Dopo aver patteggiato la pena di 4 anni per sfruttamento della prostituzione e procurato aborto, è arrivata oggi anche la condanna a 2 anni e 6 mesi di reclusione per favoreggiamento dell’immigrazione clandestina. Imputata era la nigeriana trentenne N.I., rimasta implicata nell’agosto 2016 nell’operazione condotta dalla Squadra Mobile di Cuneo che aveva portato alla luce una terribile vicenda legata al meretricio nell’appartamento affittato dalla donna. Una delle ragazze, rimasta incinta, era stata costretta ad abortire da S.A., la “maman”, condannata in un precedente giudizio a cinque anni di reclusione.
Per N.I. il pm Giulia Colangeli aveva chiesto 6 anni: “Le ragazze sono sempre state nell’appartamento dell’imputata da quando erano arrivate a Cuneo, costrette a prostituirsi per poter ripagare uno dei tanti viaggi della ‘speranza’ dalla Nigeria. Solo lei avrebbe potuto dare spiegazioni sulla rete di traffici umani nella quale era coinvolta insieme ad altri rimasti ignoti. Ma non l’ha fatto”.
N.I., sempre presente durante le udienze scortata dagli agenti della polizia penitenziaria, questa mattina si è limitata a dire di aver ospitato le connazionali in casa sua “perché mi avevano chiesto di aiutarle”.
Una delle giovani, che aveva voluto deporre nascosta insieme all’interprete nascosta da un paravento per non dover nemmeno incrociare lo sguardo dell’imputata, aveva raccontato di essere partita da Benin City, tre anni fa. Dopo aver attraversato il deserto, era arrivata in Libia dove si fermò un mese e mezzo. Fino a quando gli “arabi” che l’avevano fatta sopravvivere in un ghetto, non le dissero che sarebbe partita. Per dove, non lo sapeva nemmeno lei.

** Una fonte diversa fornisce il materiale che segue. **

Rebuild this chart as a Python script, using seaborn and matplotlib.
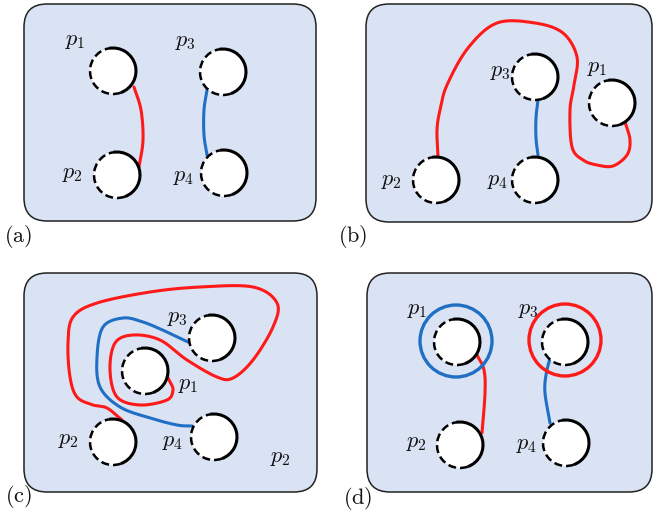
import numpy as np
import pandas as pd
import matplotlib
matplotlib.use("Agg")
import matplotlib.pyplot as plt
import seaborn as sns
from matplotlib.patches import FancyBboxPatch, Circle, Arc

# ---- diagram data (pixel coordinates of the 654x515 picture, y downwards) ----
panel_names = ["(a)", "(b)", "(c)", "(d)"]
panel_x0 = [24, 366, 24, 367]
panel_y0 = [4, 4, 273, 273]
panel_x1 = [316, 652, 317, 652]
panel_y1 = [221, 222, 492, 492]
panel_lab_x = [18, 353, 18, 358]
panel_lab_y = [236, 236, 497, 498]

# hole centres
hole_panel = [0, 0, 0, 0, 1, 1, 1, 1, 2, 2, 2, 2, 3, 3, 3, 3]
hole_name = ["p_1", "p_2", "p_3", "p_4"] * 4
hole_x = [113, 117, 223, 224, 612, 436, 535, 535, 145, 113, 212, 214, 457, 460, 565, 566]
hole_y = [71, 175, 72, 173, 103, 180, 77, 180, 371, 442, 338, 437, 342, 445, 342, 443]
hole_r = 23

# hole labels
label_x = [75, 72, 185, 184, 597, 391, 500, 498, 188, 68, 177, 173, 417, 416, 528, 527]
label_y = [41, 174, 42, 177, 68, 181, 72, 181, 385, 440, 318, 442, 310, 443, 310, 445]
extra_label = ("p_2", 280, 458)

# curves
curve_color = ["red", "blue", "red", "blue", "red", "blue", "red", "blue"]
curve_x = [
    [134, 141, 143, 139],
    [207, 204, 204, 207],
    [438, 437, 440, 447, 468, 497, 535, 563, 577, 574, 570, 572, 583, 597, 613, 627, 630, 625],
    [538, 536, 536, 538],
    [122, 107, 93, 77, 70, 68, 73, 97, 150, 200, 253, 277, 273, 253, 233, 217, 187, 160, 133,
     115, 110, 117, 140, 167, 173, 170, 168],
    [188, 167, 143, 123, 103, 97, 100, 120, 150, 177, 192],
    [477, 484, 485, 482],
    [550, 546, 545, 550],
]
curve_y = [
    [87, 110, 140, 167],
    [90, 110, 135, 155],
    [157, 130, 110, 85, 48, 23, 23, 33, 57, 85, 110, 147, 160, 165, 166, 155, 140, 122],
    [100, 118, 138, 155],
    [420, 408, 405, 397, 377, 343, 317, 303, 292, 287, 287, 303, 327, 360, 378, 377, 360, 340, 335,
     343, 370, 397, 405, 400, 390, 382, 378],
    [342, 332, 322, 318, 327, 357, 387, 407, 418, 425, 426],
    [355, 370, 393, 433],
    [358, 375, 393, 423],
]

# rings around holes in (d)
ring_x = [456, 565]
ring_y = [341, 340]
ring_r = 36
ring_color = ["blue", "red"]

colors = {"red": "#ff1a1a", "blue": "#1f6fc4"}
fill_col = "#dae3f3"


def catmull(px, py, n=24):
    p = np.column_stack([px, py]).astype(float)
    p = np.vstack([2 * p[0] - p[1], p, 2 * p[-1] - p[-2]])
    t = np.linspace(0, 1, n, endpoint=False)[:, None]
    out = []
    for i in range(1, len(p) - 2):
        p0, p1, p2, p3 = p[i - 1], p[i], p[i + 1], p[i + 2]
        seg = 0.5 * (2 * p1 + (-p0 + p2) * t + (2 * p0 - 5 * p1 + 4 * p2 - p3) * t ** 2
                     + (-p0 + 3 * p1 - 3 * p2 + p3) * t ** 3)
        out.append(seg)
    out.append(p[-2][None, :])
    return np.vstack(out)


sns.set_theme(style="white")
plt.rcParams["mathtext.fontset"] = "cm"

fig = plt.figure(figsize=(6.54, 5.15), dpi=100)
ax = fig.add_axes([0, 0, 1, 1])
ax.set_xlim(0, 654)
ax.set_ylim(515, 0)
ax.axis("off")

# panels
for i in range(4):
    box = FancyBboxPatch((panel_x0[i], panel_y0[i]), panel_x1[i] - panel_x0[i], panel_y1[i] - panel_y0[i],
                         boxstyle="round,pad=0,rounding_size=23", fc=fill_col, ec="#222222", lw=1.1, zorder=1)
    ax.add_patch(box)
    ax.text(panel_lab_x[i], panel_lab_y[i], r"$\mathrm{" + panel_names[i] + "}$", fontsize=16,
            ha="center", va="center", color="#111111")

# curves (drawn under the holes)
for cx, cy, cc in zip(curve_x, curve_y, curve_color):
    pts = catmull(cx, cy)
    df = pd.DataFrame({"x": pts[:, 0], "y": pts[:, 1]})
    sns.lineplot(data=df, x="x", y="y", sort=False, estimator=None, color=colors[cc],
                 lw=2.2, ax=ax, zorder=2)

# holes
for k in range(len(hole_x)):
    cx, cy = hole_x[k], hole_y[k]
    ax.add_patch(Circle((cx, cy), hole_r, fc="white", ec="none", zorder=3))
    ax.add_patch(Arc((cx, cy), 2 * hole_r, 2 * hole_r, theta1=-100, theta2=70,
                     color="black", lw=2.2, zorder=4))
    ax.add_patch(Arc((cx, cy), 2 * hole_r, 2 * hole_r, theta1=70, theta2=260,
                     color="black", lw=1.8, ls=(0, (3.2, 1.6)), zorder=4))
    ax.text(label_x[k], label_y[k], "$" + hole_name[k] + "$", fontsize=16,
            ha="center", va="center", color="#111111", zorder=5)

ax.text(extra_label[1], extra_label[2], "$" + extra_label[0] + "$", fontsize=16,
        ha="center", va="center", color="#111111", zorder=5)

# rings in (d)
for rx, ry, rc in zip(ring_x, ring_y, ring_color):
    ax.add_patch(Circle((rx, ry), ring_r, fc="none", ec=colors[rc], lw=2.4, zorder=5))

ax.set_xlabel("")
ax.set_ylabel("")
fig.savefig("out.png", dpi=100)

Sbarcata a Lampedusa il 24 luglio 2016, era stata trasferita in un centro di accoglienza nel Savonese, e da lì era arrivata a Cuneo, dove era andata ad abitare a casa di N.I.
Si era prostituita per circa un mese: “Tutto quello che guadagnavo, circa 3.000 euro mensili, lo davo alla ‘auntie’ (zietta – l’imputata)”.

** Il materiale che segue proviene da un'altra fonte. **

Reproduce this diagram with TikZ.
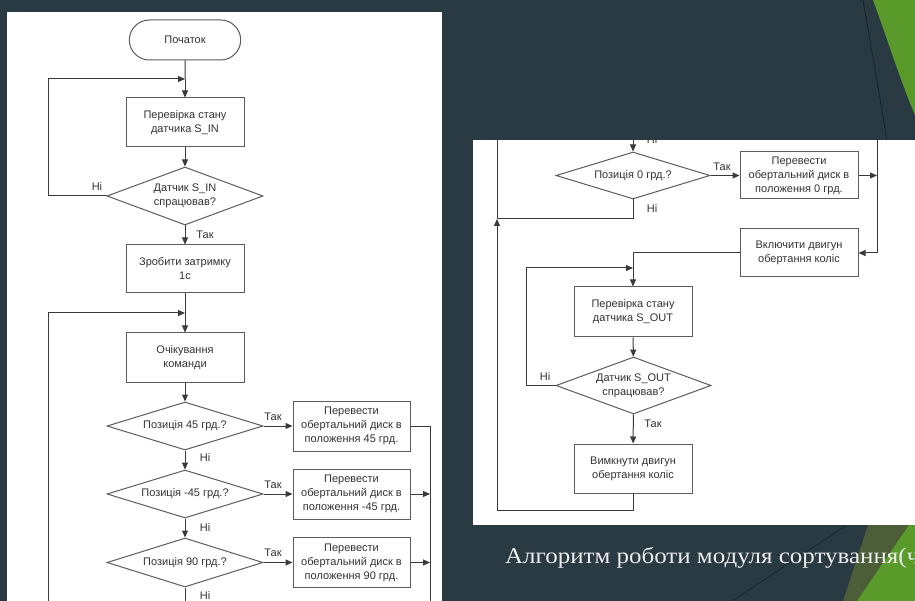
\documentclass[tikz,border=0pt]{standalone}
\usepackage{fontspec}
\setmainfont{Liberation Serif}
\setsansfont{Liberation Sans}
\usepackage{tikz}
\usetikzlibrary{positioning,arrows.meta,shapes.geometric,shapes.misc}
\definecolor{slidebg}{HTML}{2A3A42}
\definecolor{facetgreen}{HTML}{5A9A2B}
\definecolor{facetolive}{HTML}{4B5E37}
\definecolor{flowline}{HTML}{3A3A3A}
\definecolor{flowbox}{HTML}{5C5C5C}
\definecolor{flowtext}{HTML}{333333}
\definecolor{captext}{HTML}{EDEDED}

\begin{document}
\begin{tikzpicture}[x=1pt,y=-1pt,font=\sffamily\fontsize{11}{14}\selectfont,
  blk/.style={rectangle,draw=flowbox,line width=1pt,fill=white,minimum width=118pt,minimum height=49pt,inner sep=1pt,align=center,text=flowtext},
  dec/.style={diamond,aspect=2.7,draw=flowbox,line width=1pt,fill=white,minimum width=156pt,minimum height=48pt,inner sep=0pt,align=center,text=flowtext},
  term/.style={rounded rectangle,draw=flowbox,line width=1pt,fill=white,minimum width=118pt,minimum height=40pt,text=flowtext},
  lbl/.style={text=flowtext,inner sep=1pt},
  ar/.style={-{Triangle[length=7pt,width=6pt]},line width=1pt,flowline},
  ln/.style={line width=1pt,flowline}]
\useasboundingbox (0,0) rectangle (915,601);
\clip (0,0) rectangle (915,601);
% slide
\fill[slidebg] (0,0) rectangle (915,601);
\fill[facetgreen] (873,0) .. controls (886,35) and (900,80) .. (915,115) -- (915,0) -- cycle;
\draw[slidebg!60!black,line width=0.8pt] (863,0) -- (887,140);
\fill[facetolive] (868,525) -- (915,525) -- (915,601) -- (843,601) -- cycle;
\fill[facetgreen] (909,525) -- (915,525) -- (915,601) -- (857,601) -- cycle;
\draw[slidebg!60!black,line width=0.7pt] (847,525) -- (732,601);
\fill[white] (7,12) rectangle (442,601);
\fill[white] (473,140) rectangle (915,525);
% left sheet
\node[term] (start) at (185,40) {Початок};
\node[blk] (chkin) at (185,122.5) {Перевірка стану\\датчика S\_IN};
\node[dec,minimum height=58pt] (senin) at (185,196) {Датчик S\_IN\\спрацював?};
\node[blk,minimum height=48pt] (delay) at (185,269) {Зробити затримку\\1с};
\node[blk] (wait) at (185,357.5) {Очікування\\команди};
\node[dec] (q45) at (185,426) {Позиція 45 грд.?};
\node[dec] (qm45) at (185,494) {Позиція -45 грд.?};
\node[dec,minimum height=49pt] (q90) at (185,562.5) {Позиція 90 грд.?};
\node[blk,minimum width=117pt,minimum height=50pt] (r45) at (351.5,426) {Перевести\\обертальний диск в\\положення 45 грд.};
\node[blk,minimum width=117pt,minimum height=50pt] (rm45) at (351.5,494) {Перевести\\обертальний диск в\\положення -45 грд.};
\node[blk,minimum width=117pt,minimum height=50pt] (r90) at (351.5,562.5) {Перевести\\обертальний диск в\\положення 90 грд.};
\coordinate (j1) at (185,79);
\coordinate (lp1) at (48,79);
\coordinate (j2) at (185,313);
\coordinate (lp2) at (48,313);
\coordinate (lbot) at (48,610);
\coordinate (rc1) at (430,426);
\coordinate (rbot) at (430,610);
\coordinate (qbot) at (185,610);
\draw[ln] (start) -- (j1);
\draw[ar] (j1) -- (chkin);
\draw[ar] (chkin) -- (senin);
\draw[ar] (senin.west) -| (lp1) -- (j1);
\draw[ar] (senin) -- (delay);
\draw[ln] (delay) -- (j2);
\draw[ar] (lbot) -- (lp2) -- (j2);
\draw[ar] (j2) -- (wait);
\draw[ar] (wait) -- (q45);
\draw[ar] (q45) -- (qm45);
\draw[ar] (qm45) -- (q90);
\draw[ln] (q90) -- (qbot);
\draw[ar] (q45) -- (r45);
\draw[ar] (qm45) -- (rm45);
\draw[ar] (q90) -- (r90);
\draw[ln] (r45.east) -- (rc1) -- (rbot);
\draw[ar] (rm45.east) -- (rm45.east -| rc1);
\draw[ar] (r90.east) -- (r90.east -| rc1);
\node[lbl] (n1) at (97,187) {Ні};
\node[lbl] (y1) at (205,235) {Так};
\node[lbl] (y2) at (273,417) {Так};
\node[lbl] (y3) at (273,485) {Так};
\node[lbl] (y4) at (273,553) {Так};
\node[lbl] (n2) at (205,458) {Ні};
\node[lbl] (n3) at (205,528) {Ні};
\node[lbl] (n4) at (205,596) {Ні};
% right sheet
\begin{scope}
\clip (473,140) rectangle (915,525);
\node[dec,minimum width=154pt,minimum height=47pt] (q0) at (633,175.5) {Позиція 0 грд.?};
\node[blk,minimum height=47pt] (r0) at (799,175.5) {Перевести\\обертальний диск в\\положення 0 грд.};
\node[blk,minimum height=48pt] (mon) at (799,253) {Включити двигун\\обертання коліс};
\node[blk,minimum height=50pt] (chkout) at (633,312) {Перевірка стану\\датчика S\_OUT};
\node[dec,minimum width=155pt,minimum height=57pt] (senout) at (633.5,385.5) {Датчик S\_OUT\\спрацював?};
\node[blk] (moff) at (633,468.5) {Вимкнути двигун\\обертання коліс};
\coordinate (t0) at (633,130);
\coordinate (rc2) at (877,130);
\coordinate (rc3) at (877,253);
\coordinate (j3) at (633,219);
\coordinate (lp3) at (497,219);
\coordinate (lt) at (497,130);
\coordinate (j4) at (633,268);
\coordinate (lp4) at (526,268);
\coordinate (bt) at (633,510);
\draw[ar] (t0) -- (q0);
\draw[ar] (q0) -- (r0);
\draw[ar] (r0.east) -- (r0.east -| rc2);
\draw[ar] (rc2) -- (rc3) -- (mon.east);
\draw[ln] (q0.south) -- (j3) -- (lp3);
\draw[ln] (mon.west) -| (j4);
\draw[ar] (j4) -- (chkout);
\draw[ar] (chkout) -- (senout);
\draw[ar] (senout.west) -| (lp4) -- (j4);
\draw[ar] (senout) -- (moff);
\draw[ar] (moff) -- (bt) -| (lp3);
\draw[ln] (lp3) -- (lt);
\node[lbl] (n5) at (652,140) {Ні};
\node[lbl] (y5) at (722,167) {Так};
\node[lbl] (n6) at (652,209) {Ні};
\node[lbl] (n7) at (545,377) {Ні};
\node[lbl] (y6) at (653,424) {Так};
\end{scope}
% caption
\node[anchor=base west,inner sep=0pt,font=\rmfamily\fontsize{22.5}{26}\selectfont,text=captext] (cap) at (505,563) {\scalebox{1.11}[1]{Алгоритм роботи модуля сортування(ч}};
\end{tikzpicture}
\end{document}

Per il legale di N.I. questo era un processo che non si sarebbe dovuto fare perché nell’altro procedimento l’accusa di favoreggiamento dell’immigrazione clandestina non era stato contestato: “Le ragazze non sapevano chi avesse pagato il loro viaggio, mai parlato con N.I. per organizzarlo. Una di loro aveva già contatti in Italia perché il fratello abitava a Torino: troppi gli elementi di dubbio per una contestazione così grave”.